Although planets, satellites and comets have temperatures well below the millions of degrees typically needed to produce cosmic X-rays, these cooler objects have been found to produce X-rays in a variety of ways. X-radiation from solar system objects provide important information difficult to come by with other telescopes.
Earth's Geocorona
Very close to home, Chandra has detected evidence of X-rays from Earth's geocorona (extended outer atmosphere) through which Chandra moves. The geocoronal X-rays are caused by collisions between hydrogen atoms in the geocorona with carbon, oxygen and neon ions that are streaming away from the Sun in the solar wind.
This process, called "charge exchange" because an electron is exchanged between a neutral atom in the atmosphere and an ion, typically carbon, nitrogen, or oxygen, in the solar wind. After such collisions, X-rays are emitted as the captured electrons move into tighter orbits. These X-rays have an energy that is equal to the difference in energy states for the electron orbits. The spectrum, or overall distribution of X-rays with energy from charge-exchange collisions can be distinguished from other processes with a sensitive X-ray spectrometer, and provide evidence that the charge-exchange collision is occurring.
Comets
The charge exchange process operates throughout the solar system. It is especially important for comets, which have extended atmospheres. Comets resemble "dirty snow balls" a few miles in diameter with a surrounding cloud of dust and gas. By observing X-rays due to charge exchange in the cometary atmosphere, it is possible to study the elements present in the solar wind, the structure of the comet's atmosphere, and cometary rotation. In the future it may be possible to detect X-radiation from collections of hundreds of comets around stars other than the Sun. Young stars would be the most promising candidates because they have vigorous stellar winds.
The Moon
Chandra has been used to prospect for elements on the Moon. X-rays from the Moon are caused by "fluorescence" due to the impact of solar X-rays on the surface of the Moon. When a solar X-ray is absorbed by an atom on the lunar surface, the X-ray knocks an electron out of the inner part of the atom and excites the atom to a higher energy level. The atom almost immediately returns to its lower energy state with the emission of a fluorescent X-ray. In a similar way, ultraviolet light produces the visible light of fluorescent lamps. The energy of a fluorescent X-ray is unique to the particular type of atom, so fluorescent X-rays give a direct measurement of elements present, independent of assumptions about the type of mineral or other complications.

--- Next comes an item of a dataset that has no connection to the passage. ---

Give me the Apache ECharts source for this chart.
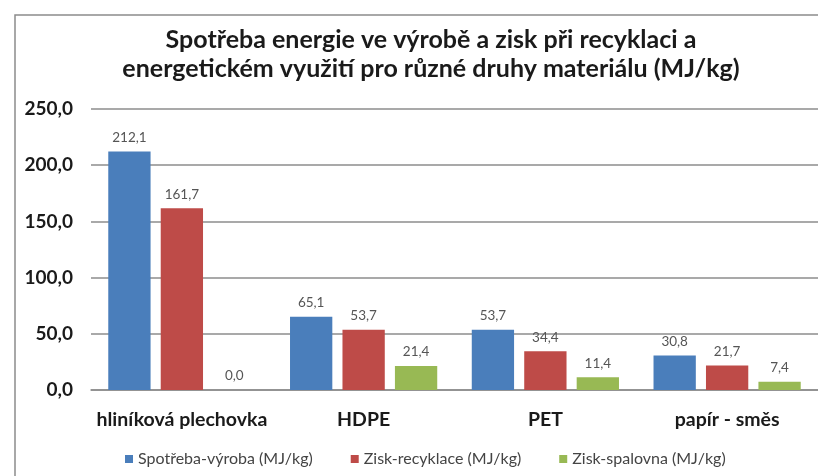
<!DOCTYPE html>
<html>
<head>
<meta charset="utf-8">
<script src="https://cdn.jsdelivr.net/npm/echarts@6/dist/echarts.min.js"></script>
<style>
  html, body { margin: 0; padding: 0; background: #fff; }
  #chart { width: 818px; height: 476px; }
</style>
</head>
<body>
<div id="chart"></div>
<script>
// kategorie materiálů
const categories = ['hliníková plechovka', 'HDPE', 'PET', 'papír - směs'];
const seriesNames = ['Spotřeba-výroba (MJ/kg)', 'Zisk-recyklace (MJ/kg)', 'Zisk-spalovna (MJ/kg)'];
const spotrebaVyroba = [212.1, 65.1, 53.7, 30.8];
const ziskRecyklace = [161.7, 53.7, 34.4, 21.7];
const ziskSpalovna = [0.0, 21.4, 11.4, 7.4];
const colors = ['#4a7ebb', '#be4b48', '#98b954'];

const fmt = v => v.toFixed(1).replace('.', ',');
const font = 'Lato, "Noto Sans", sans-serif';

const chart = echarts.init(document.getElementById('chart'));

const makeSeries = (name, data, color) => ({
  name: name,
  type: 'bar',
  data: data,
  itemStyle: { color: color },
  barGap: '24%',
  barCategoryGap: '19%',
  label: {
    show: true,
    position: 'top',
    distance: 7,
    color: '#555',
    fontSize: 13.5,
    fontFamily: font,
    formatter: p => fmt(p.value)
  }
});

chart.setOption({
  animation: false,
  graphic: [{
    type: 'rect',
    shape: { x: 15, y: 15, width: 820, height: 480 },
    style: { fill: 'none', stroke: '#8c8c8c', lineWidth: 1.5 }
  }],
  title: {
    text: 'Spotřeba energie ve výrobě a zisk při recyklaci a\nenergetickém využití pro různé druhy materiálu (MJ/kg)',
    left: 426,
    top: 20,
    textAlign: 'center',
    textStyle: {
      fontFamily: font,
      fontSize: 25,
      fontWeight: 'bold',
      color: '#1a1a1a',
      lineHeight: 29,
      align: 'center'
    }
  },
  legend: {
    data: seriesNames,
    left: 120,
    top: 446,
    itemWidth: 8,
    itemHeight: 8,
    itemGap: 38,
    icon: 'rect',
    textStyle: { fontFamily: font, fontSize: 16, color: '#444' }
  },
  grid: { left: 91, right: -6, top: 109, bottom: 86, containLabel: false },
  xAxis: {
    type: 'category',
    data: categories,
    axisLine: { lineStyle: { color: '#8c8c8c', width: 1.5 } },
    axisTick: { show: false },
    axisLabel: {
      interval: 0,
      margin: 20,
      fontFamily: font,
      fontSize: 19.5,
      fontWeight: 'bold',
      color: '#1a1a1a'
    }
  },
  yAxis: {
    type: 'value',
    min: 0,
    max: 250,
    interval: 50,
    axisLine: { show: false },
    axisTick: { show: false },
    splitLine: { lineStyle: { color: '#8c8c8c', width: 1.5 } },
    axisLabel: {
      margin: 18,
      fontFamily: font,
      fontSize: 19,
      fontWeight: 'bold',
      color: '#1a1a1a',
      formatter: v => fmt(v)
    }
  },
  series: [
    makeSeries(seriesNames[0], spotrebaVyroba, colors[0]),
    makeSeries(seriesNames[1], ziskRecyklace, colors[1]),
    makeSeries(seriesNames[2], ziskSpalovna, colors[2])
  ]
});
</script>
</body>
</html>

Oxygen, magnesium, aluminum and silicon were detected over a large area of the lunar surface. Longer observations of the Moon with Chandra, should help to determine if the Moon was formed by a giant impact of a planetoid with the Earth about 4.5 billion years ago, or by some other process.
Venus
The X-rays from Venus and, to some extent, the Earth, are due to the fluorescence of solar X-rays striking the atmosphere. Chandra's image of Venus shows a half crescent due to the relative orientation of the Sun, Earth and Venus. Solar X-rays are absorbed about 120 kilometers above the surface of the planet, knocking electrons out of the inner parts of atoms, and exciting the atoms to a higher energy level. When the atoms almost immediately return to their lower energy state, they emit a fluorescent X-ray. In contrast to the X-radiation, the optical light from Venus is caused by the reflection of sunlight from clouds 50 to 70 kilometers above the surface.
Mars
Fluorescent X-rays from oxygen atoms in the Martian atmosphere probe heights similar to those on Venus. A huge Martian dust storm was in progress when the Chandra observations were made. Since the intensity of the X-rays did not change when the dust storm rotated out of view, astronomers were able to conclude that the dust storm did not affect Mars's upper atmosphere. They also found evidence that Mars is still losing its atmosphere into deep space.

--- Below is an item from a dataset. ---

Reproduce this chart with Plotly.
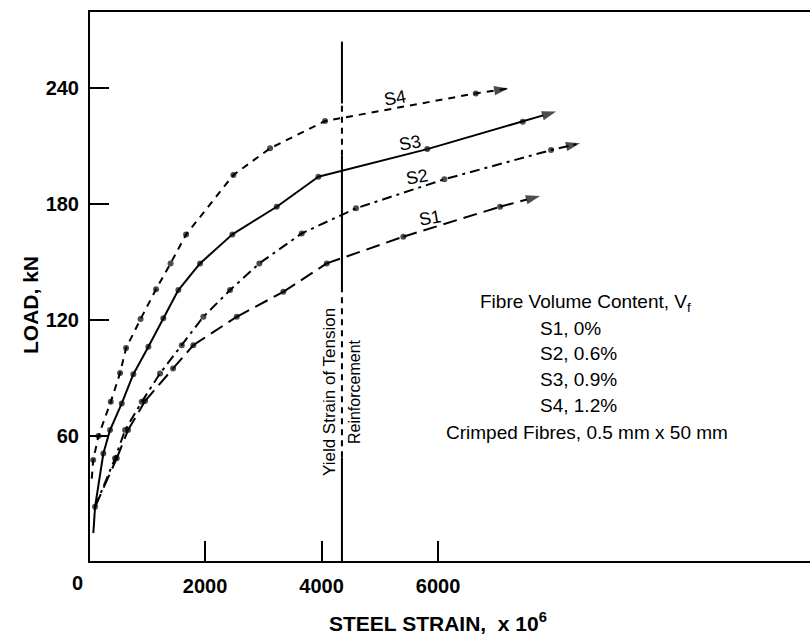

A faint halo of X-rays was also detected some 7,000 kilometers above the surface of Mars. These X-rays are presumably due to the solar wind charge-exchange process operating in the tenuous extreme upper atmosphere of Mars.
Jupiter
Jupiter has an environment capable of producing X-rays in a different manner because of its substantial magnetic field. X-rays are produced when high-energy particles from the Sun get trapped in its magnetic field and accelerated toward the polar regions where they collide with atoms in Jupiter's atmosphere. Chandra's image of Jupiter shows strong concentrations of X-rays near the north and south magnetic poles. The weak equatorial X-ray emission is likely due to reflection of solar X-rays.

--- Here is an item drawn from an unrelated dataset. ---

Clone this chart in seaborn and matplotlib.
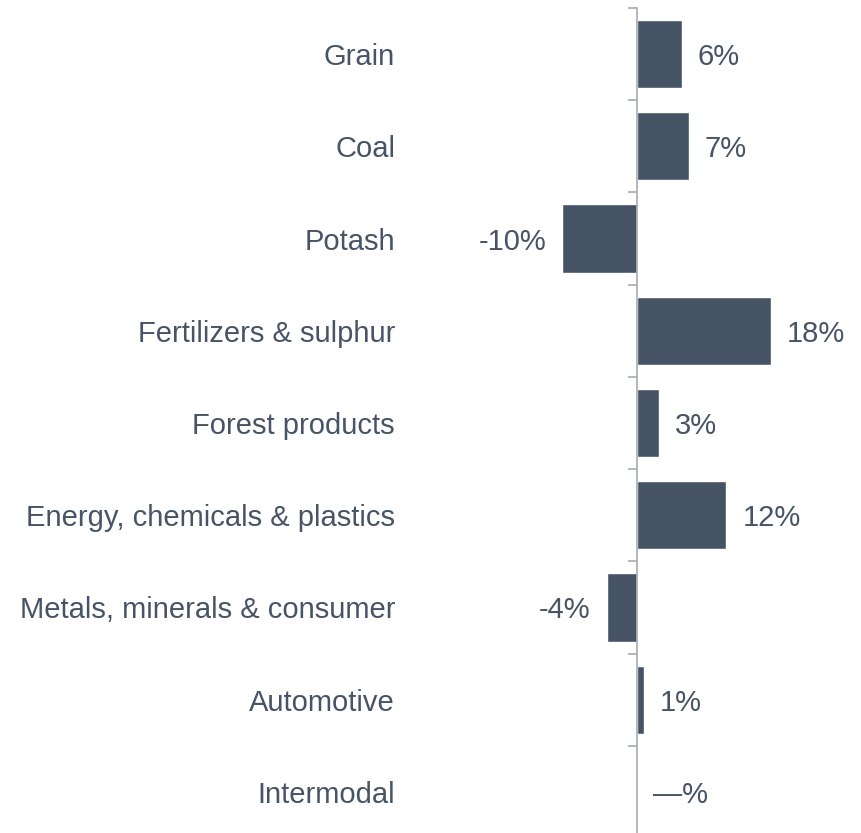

Europa, Io and the Io Plasma Torus
Weaker X-ray signals have been detected from two of Jupiter's moons, Io and Europa, and from the Io Plasma Torus, a doughnut-shaped ring of energetic particles that circles Jupiter. Gases such as sulfur dioxide are produced by Io's volcanos, escape from Io and are trapped in an orbit around Jupiter, where they are accelerated to high energies. Collisions between the particles within the Io Plasma Torus, and with the surfaces of Io and Europa can account for the observed X-rays.
Saturn
Like Jupiter, Saturn has a strong magnetic field so it was expected that Saturn would also show a concentration of X-rays toward the poles. However, Chandra's observation revealed instead an increased X-ray brightness in the equatorial region. Furthermore, Saturn's X-ray spectrum, or the distribution of its X-rays according to energy, was found to be similar to that of X-rays from the Sun. This indicates that Saturn's X-radiation is due to the reflection of solar X-rays by Saturn's atmosphere, the same process that may be responsible for the weak equatorial X-radiation observed from Jupiter. Further observations should help clarify whether Saturn's magnetic polar regions ever flare up in X-rays, as do Jupiter's.
Titan
Astronomers have used the lack of X-rays from Saturn's largest moon, Titan, to draw some interesting conclusions. On January 5, 2003, Titan - the only moon in the solar system with a thick atmosphere - crossed in front of the Crab Nebula, a bright, extended X-ray source. Titan's transit enabled Chandra to image the one-arcsecond-diameter X-ray shadow cast on Chandra by the moon. This tiny shadow corresponds to the size of a dime as viewed from two and a half miles. The diameter of Titan's shadow was found to be larger than the known diameter of its solid surface. This difference in diameters yields a measurement of about 550 miles (880 kilometers) for the height of the X-ray absorbing region of Titan's atmosphere. The extent of Titan's upper atmosphere is consistent with, or slightly (10-15%) larger, than that implied by Voyager I observations made at radio, infrared, and ultraviolet wavelengths in 1980. Saturn was about 5% closer to the Sun in 2003, so increased solar heating of Titan may have caused its atmosphere to expand.